Mobility justice enables this just culture. It asserts that everyone, regardless of background or mode of transportation, has the right to move safely and with dignity. It reimagines our streets as places for people, not just cars. It invests in design that sustains human life, challenging our leaders to confront the root causes of danger, not just the symptoms.
In recent years, this vision has grown into a paradigmatic social movement and policy agenda. For example, the Safe System approach sets five principles that account for vulnerability, focus on infrastructure, and reinforce protection for pedestrians and cyclists. There is also Vision Zero, the goal of eliminating all traffic deaths, which has been achieved in cities like Hoboken, New Jersey, and Oslo, Norway.
So we have important emblematic policies that help reduce speeds and design for error. But they are only one part of the solution. The other part is political: We need more urgency, moral courage, and follow through from our leaders in Cambridge.
Almost seven months have passed since Corcoran’s death, and I recently biked that same stretch of Memorial Drive. It does not feel significantly safer. I struggled to understand which lane was for bikes and which was for cars. Not to mention that driving there is still dangerous: In February, a car crashed, caught on fire, and destroyed a guardrail.
At a recent Cambridgeport community meeting I attended, state officials reiterated that changes are underway. But underway is not enough. Even though leaders commit to improvements and align themselves with safety goals, they still lack a just culture that incorporates a key ingredient: timeliness.

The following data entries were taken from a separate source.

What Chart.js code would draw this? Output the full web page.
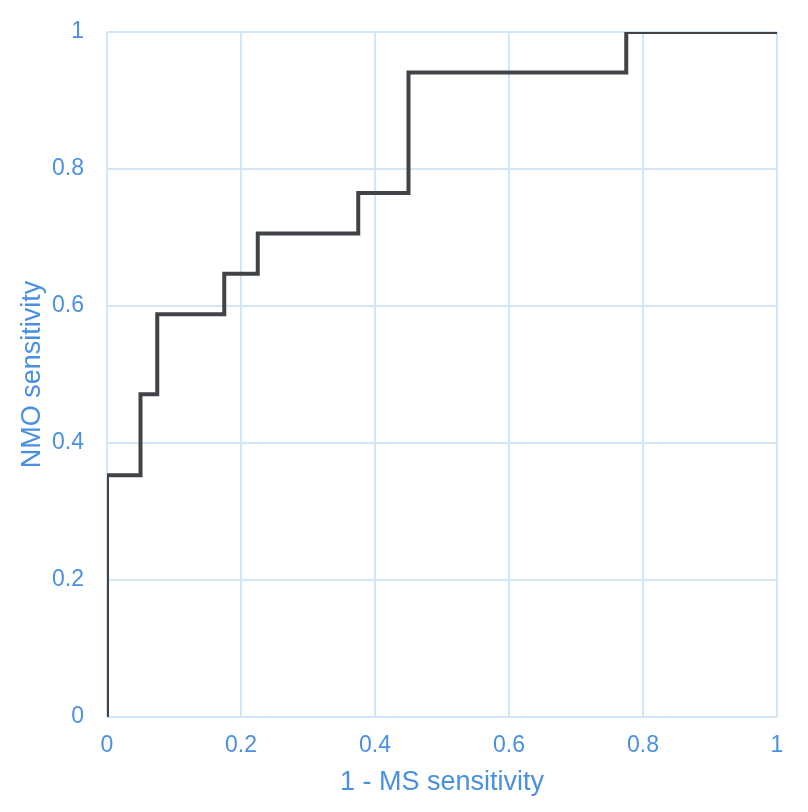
<!DOCTYPE html>
<html>
<head>
<meta charset="utf-8">
<script src="https://cdn.jsdelivr.net/npm/chart.js@4"></script>
<style>
  html, body { margin: 0; padding: 0; background: #ffffff; }
  #wrap { width: 808px; height: 812px; }
</style>
</head>
<body>
<div id="wrap"><canvas id="c" width="808" height="812"></canvas></div>
<script>
// ROC curve: 1 - MS sensitivity (x) vs NMO sensitivity (y)
const fpr = [0, 0, 0.05, 0.075, 0.175, 0.225, 0.375, 0.45, 0.775, 1];
const tpr = [0, 0.353, 0.471, 0.588, 0.647, 0.706, 0.765, 0.941, 1, 1];
const xTicks = [0, 0.2, 0.4, 0.6, 0.8, 1];
const yTicks = [0, 0.2, 0.4, 0.6, 0.8, 1];

const blue = '#4a90e2';
const gridColor = '#d3e6f7';
const fontFamily = '"Liberation Sans", Arial, Helvetica, sans-serif';

const points = fpr.map((x, i) => ({ x: x, y: tpr[i] }));

new Chart(document.getElementById('c'), {
  type: 'line',
  data: {
    datasets: [{
      data: points,
      stepped: 'before',
      borderColor: '#404348',
      borderWidth: 4,
      pointRadius: 0,
      fill: false,
      clip: 0
    }]
  },
  options: {
    responsive: false,
    animation: false,
    devicePixelRatio: 1,
    layout: { padding: { top: 32, right: 31, left: 0, bottom: 0 } },
    plugins: { legend: { display: false }, tooltip: { enabled: false } },
    scales: {
      x: {
        type: 'linear',
        min: 0, max: 1,
        afterBuildTicks: s => { s.ticks = xTicks.map(v => ({ value: v })); },
        afterFit: s => { s.height = 95; s.paddingLeft = 0; s.paddingRight = 0; },
        grid: { color: gridColor, lineWidth: 2, drawTicks: false },
        border: { display: false },
        ticks: {
          color: blue, padding: 15,
          font: { family: fontFamily, size: 23 },
          maxRotation: 0,
          callback: v => String(Math.round(v * 10) / 10)
        },
        title: {
          display: true, text: '1 - MS sensitivity', color: blue,
          font: { family: fontFamily, size: 27 },
          padding: { top: 0, bottom: 13 }
        }
      },
      y: {
        type: 'linear',
        min: 0, max: 1,
        afterBuildTicks: s => { s.ticks = yTicks.map(v => ({ value: v })); },
        afterFit: s => { s.width = 107; s.paddingTop = 0; s.paddingBottom = 0; },
        grid: { color: gridColor, lineWidth: 2, drawTicks: false },
        border: { display: false },
        ticks: {
          color: blue, padding: 23,
          font: { family: fontFamily, size: 23 },
          callback: v => String(Math.round(v * 10) / 10)
        },
        title: {
          display: true, text: 'NMO sensitivity', color: blue,
          font: { family: fontFamily, size: 27 },
          padding: { top: 16, bottom: 0 }
        }
      }
    }
  }
});
</script>
</body>
</html>
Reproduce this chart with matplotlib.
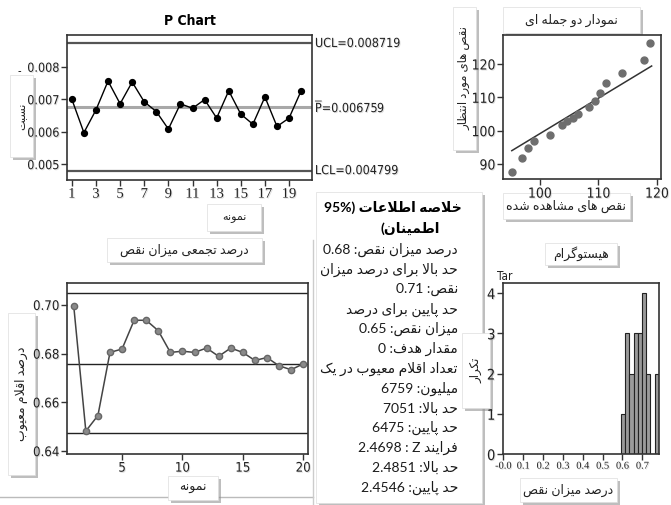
import re
import unicodedata as ud
import numpy as np
import matplotlib
matplotlib.use('Agg')
import matplotlib.pyplot as plt
import matplotlib.patheffects as pe
from matplotlib.patches import Rectangle
from matplotlib.lines import Line2D
from matplotlib.ticker import FormatStrFormatter

W, H = 671, 505

plt.rcParams['font.family'] = ['DejaVu Sans']
plt.rcParams['font.stretch'] = 'condensed'
AR_FONT = ['Lato', 'DejaVu Sans']

# P chart
samples = list(range(1, 21))
p_values = [0.00700, 0.00597, 0.00667, 0.00756, 0.00686, 0.00753, 0.00692, 0.00662, 0.00608, 0.00686,
            0.00672, 0.00699, 0.00642, 0.00726, 0.00654, 0.00623, 0.00707, 0.00616, 0.00642, 0.00726]
p_ucl = 0.008719
p_bar = 0.006759
p_lcl = 0.004799

# binomial plot
observed = [95.2, 97.0, 98.0, 99.0, 101.8, 103.7, 104.7, 105.6, 106.6, 108.4,
            109.4, 110.3, 111.3, 114.1, 117.8, 118.9]
expected = [87.7, 91.9, 94.8, 97.0, 98.8, 101.8, 103.0, 103.9, 105.1, 107.0,
            108.9, 111.2, 114.2, 117.2, 121.2, 126.4]
fit_x = [95.2, 119.1]
fit_y = [94.0, 119.4]

# cumulative % defective
cum_pct = [0.6995, 0.6482, 0.6546, 0.6805, 0.6819, 0.6937, 0.6937, 0.6894, 0.6805, 0.6810,
           0.6805, 0.6823, 0.6789, 0.6823, 0.6805, 0.6772, 0.6784, 0.6750, 0.6734, 0.6758]
ci_upper = 0.7051
ci_mean = 0.6759
ci_lower = 0.6475

# histogram
hist_edges = [0.593, 0.614, 0.635, 0.656, 0.678, 0.699, 0.720, 0.741, 0.762, 0.784]
hist_counts = [1, 3, 2, 3, 3, 4, 2, 0, 2]
hist_ticks = [0.0, 0.1, 0.2, 0.3, 0.4, 0.5, 0.6, 0.7]
hist_ticklabels = ['-0.0', '0.1', '0.2', '0.3', '0.4', '0.5', '0.6', '0.7']

summary_title = ['خلاصه اطلاعات (95%', 'اطمینان)']
summary_lines = ['درصد میزان نقص: 0.68', 'حد بالا برای درصد میزان', 'نقص: 0.71',
                 'حد پایین برای درصد', 'میزان نقص: 0.65', 'مقدار هدف: 0',
                 'تعداد اقلام معیوب در یک', 'میلیون: 6759', 'حد بالا: 7051',
                 'حد پایین: 6475', 'فرایند Z : 2.4698', 'حد بالا: 2.4851', 'حد پایین: 2.4546']


# --- minimal arabic shaping + rtl ordering (matplotlib has none) ---
def _is_ar(ch):
    return ud.name(ch, '').startswith('ARABIC LETTER')


def _form(ch, form):
    try:
        return ud.lookup(ud.name(ch) + ' ' + form + ' FORM')
    except KeyError:
        return None


def _dual(ch):
    return bool(ch) and _is_ar(ch) and _form(ch, 'INITIAL') is not None


def fa(text):
    out = []
    i, n = 0, len(text)
    while i < n:
        ch = text[i]
        if not _is_ar(ch):
            out.append(ch)
            i += 1
            continue
        prev = text[i - 1] if i > 0 else ''
        jp = _dual(prev)
        if ch == '\u0644' and i + 1 < n and text[i + 1] == '\u0627':
            out.append(ud.lookup('ARABIC LIGATURE LAM WITH ALEF %s FORM' % ('FINAL' if jp else 'ISOLATED')))
            i += 2
            continue
        nxt = text[i + 1] if i + 1 < n else ''
        jn = _dual(ch) and bool(nxt) and _is_ar(nxt)
        form = 'MEDIAL' if (jp and jn) else 'FINAL' if jp else 'INITIAL' if jn else 'ISOLATED'
        out.append(_form(ch, form) or ch)
        i += 1
    s = ''.join(out)[::-1]
    s = re.sub(r'[A-Za-z0-9.%]+', lambda m: m.group(0)[::-1], s)
    return s.translate(str.maketrans('()', ')('))


fig = plt.figure(figsize=(W / 100, H / 100), dpi=100)
shadow = [pe.withSimplePatchShadow(offset=(2.5, -2.5), shadow_rgbFace='#8a8a8a', alpha=0.55)]
tshadow = [pe.withSimplePatchShadow(offset=(0.7, -0.7), shadow_rgbFace='#aaaaaa', alpha=0.4)]


def box(x0, y0, x1, y1, z=-1):
    # label boxes sit behind the axes so tick labels stay readable
    r = Rectangle((x0 / W, 1 - y1 / H), (x1 - x0) / W, (y1 - y0) / H, transform=fig.transFigure,
                  fc='white', ec='#dddddd', lw=0.5, zorder=z)
    r.set_path_effects(shadow)
    fig.add_artist(r)


def label(x0, y0, x1, y1, txt, rot=0, size=8.5):
    box(x0, y0, x1, y1)
    fig.text((x0 + x1) / 2 / W, 1 - (y0 + y1) / 2 / H, fa(txt), rotation=rot, ha='center', va='center',
             fontsize=size, family=AR_FONT, stretch='normal', color='#222222', zorder=6)


def style(ax, size=10):
    for s in ax.spines.values():
        s.set_color('#333333')
        s.set_linewidth(1.2)
    ax.tick_params(direction='out', length=4, width=1, color='#333333', labelsize=size,
                   labelcolor='#222222', top=False, right=False, pad=1.5)
    for t in ax.get_xticklabels() + ax.get_yticklabels():
        t.set_path_effects(tshadow)


# P chart
ax1 = fig.add_axes([67 / W, 1 - 180 / H, 245 / W, 145 / H])
ax1.axhline(p_ucl, color='#555555', lw=1.6)
ax1.axhline(p_lcl, color='#555555', lw=1.6)
ax1.axhline(p_bar, color='#a8a8a8', lw=2.2)
ax1.plot(samples, p_values, color='black', lw=1, marker='o', ms=4.2, zorder=3)
ax1.set_xlim(0.6, 20.9)
ax1.set_ylim(0.00451, 0.00898)
ax1.set_xticks(samples[::2])
ax1.set_yticks([0.005, 0.006, 0.007, 0.008])
ax1.yaxis.set_major_formatter(FormatStrFormatter('%.3f'))
style(ax1, size=9)
for t in ax1.get_xticklabels():
    t.set_family('Liberation Serif')
    t.set_fontsize(10.5)
ax1.set_title('P Chart', fontsize=10, fontweight='bold', pad=7)
trans = ax1.get_yaxis_transform()
for val, txt in [(p_ucl, 'UCL=%.6f' % p_ucl), (p_bar, r'$\overline{\mathrm{P}}$=%.6f' % p_bar),
                 (p_lcl, 'LCL=%.6f' % p_lcl)]:
    ax1.text(1.012, val, txt, transform=trans, ha='left', va='center', fontsize=9, color='#222222',
             path_effects=tshadow)
label(10, 75, 33, 157, 'نسبت', rot=90, size=8)
fig.text(19 / W, 1 - 71 / H, '-', fontsize=8, ha='center', va='center')
label(207, 204, 261, 231, 'نمونه', size=8)

# binomial plot
ax2 = fig.add_axes([503 / W, 1 - 179 / H, 158 / W, 144 / H])
ax2.plot(fit_x, fit_y, color='#333333', lw=1.1)
ax2.plot(observed, expected, 'o', ms=5, color='#6e6e6e', zorder=3)
ax2.set_xlim(93.7, 120.7)
ax2.set_ylim(85.5, 128.7)
ax2.set_xticks([100, 110, 120])
ax2.set_yticks([90, 100, 110, 120])
style(ax2, size=10)
label(503, 7, 640, 33, 'نمودار دو جمله ای', size=9)
label(453, 7, 476, 150, 'نقص های مورد انتظار', rot=90, size=8.5)
label(503, 193, 630, 219, 'نقص های مشاهده شده', size=9)

# cumulative
ax3 = fig.add_axes([67 / W, 1 - 454 / H, 241 / W, 171 / H])
for v in (ci_upper, ci_mean, ci_lower):
    ax3.axhline(v, color='#222222', lw=1)
ax3.plot(samples, cum_pct, color='#444444', lw=1.1, marker='o', ms=4.5, mfc='#8a8a8a', mec='#666666',
         zorder=3)
ax3.set_xlim(0.44, 20.4)
ax3.set_ylim(0.6388, 0.709)
ax3.set_xticks([5, 10, 15, 20])
ax3.set_yticks([0.64, 0.66, 0.68, 0.70])
ax3.yaxis.set_major_formatter(FormatStrFormatter('%.2f'))
style(ax3, size=9.5)
label(107, 238, 262, 262, 'درصد تجمعی میزان نقص', size=9)
label(8, 313, 35, 475, 'درصد اقلام معیوب', rot=90, size=9)
label(168, 476, 218, 500, 'نمونه', size=9)

# histogram
ax4 = fig.add_axes([503 / W, 1 - 454 / H, 156 / W, 171 / H])
ax4.bar(hist_edges[:-1], hist_counts, width=np.diff(hist_edges), align='edge', color='#9a9a9a',
        edgecolor='#222222', lw=0.8)
ax4.set_xlim(-0.0015, 0.7838)
ax4.set_ylim(0, 4.25)
ax4.set_xticks(hist_ticks)
ax4.set_xticklabels(hist_ticklabels)
ax4.set_yticks([0, 1, 2, 3, 4])
style(ax4, size=10.5)
for t in ax4.get_xticklabels():
    t.set_family('Liberation Serif')
    t.set_fontsize(7.5)
fig.text(497 / W, 1 - 276 / H, 'Tar', fontsize=8.5, ha='left', va='center', color='#222222')
label(545, 243, 617, 265, 'هیستوگرام', size=9)
label(520, 478, 617, 502, 'درصد میزان نقص', size=9)

# summary panel
box(316, 192, 482, 503, z=-2)
fig.text(393 / W, 1 - 207 / H, fa(summary_title[0]), ha='center', va='center', fontsize=10,
         fontweight='bold', family=AR_FONT, stretch='normal', zorder=6)
fig.text(410 / W, 1 - 228 / H, fa(summary_title[1]), ha='center', va='center', fontsize=10,
         fontweight='bold', family=AR_FONT, stretch='normal', zorder=6)
for k, line in enumerate(summary_lines):
    fig.text(458 / W, 1 - (250 + 19.8 * k) / H, fa(line), ha='right', va='center', fontsize=10,
             family=AR_FONT, stretch='normal', color='#1a1a1a', zorder=6)
label(462, 333, 490, 408, 'تکرار', rot=90, size=8.5)

# scan frame lines
fig.add_artist(Line2D([0, 313 / W], [1 - 497 / H] * 2, color='#bbbbbb', lw=1, zorder=-3))
fig.add_artist(Line2D([313 / W] * 2, [0, 1 - 240 / H], color='#cccccc', lw=1, zorder=-3))

fig.savefig('out.png', dpi=100)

That is a mistake. These crashes are not tragic anomalies, but indicators that something preventable failed — and crucially, can be fixed. Through measurable and outcome-based transformations, we can reshape the streets themselves and create mobility justice.
With an eye toward a just culture, I realize that we must funnel our inertia into moral momentum. Accountability alone should not be the sole end goal in these tragic crashes. It is a tool. Justice is the goal, and it requires the courage to change.
Not only in memory of the cyclists who have tragically lost their lives, but for all of Cambridge.
Clyve Lawrence ’25-27, a Crimson Editorial editor, is a Government concentrator in Adams House.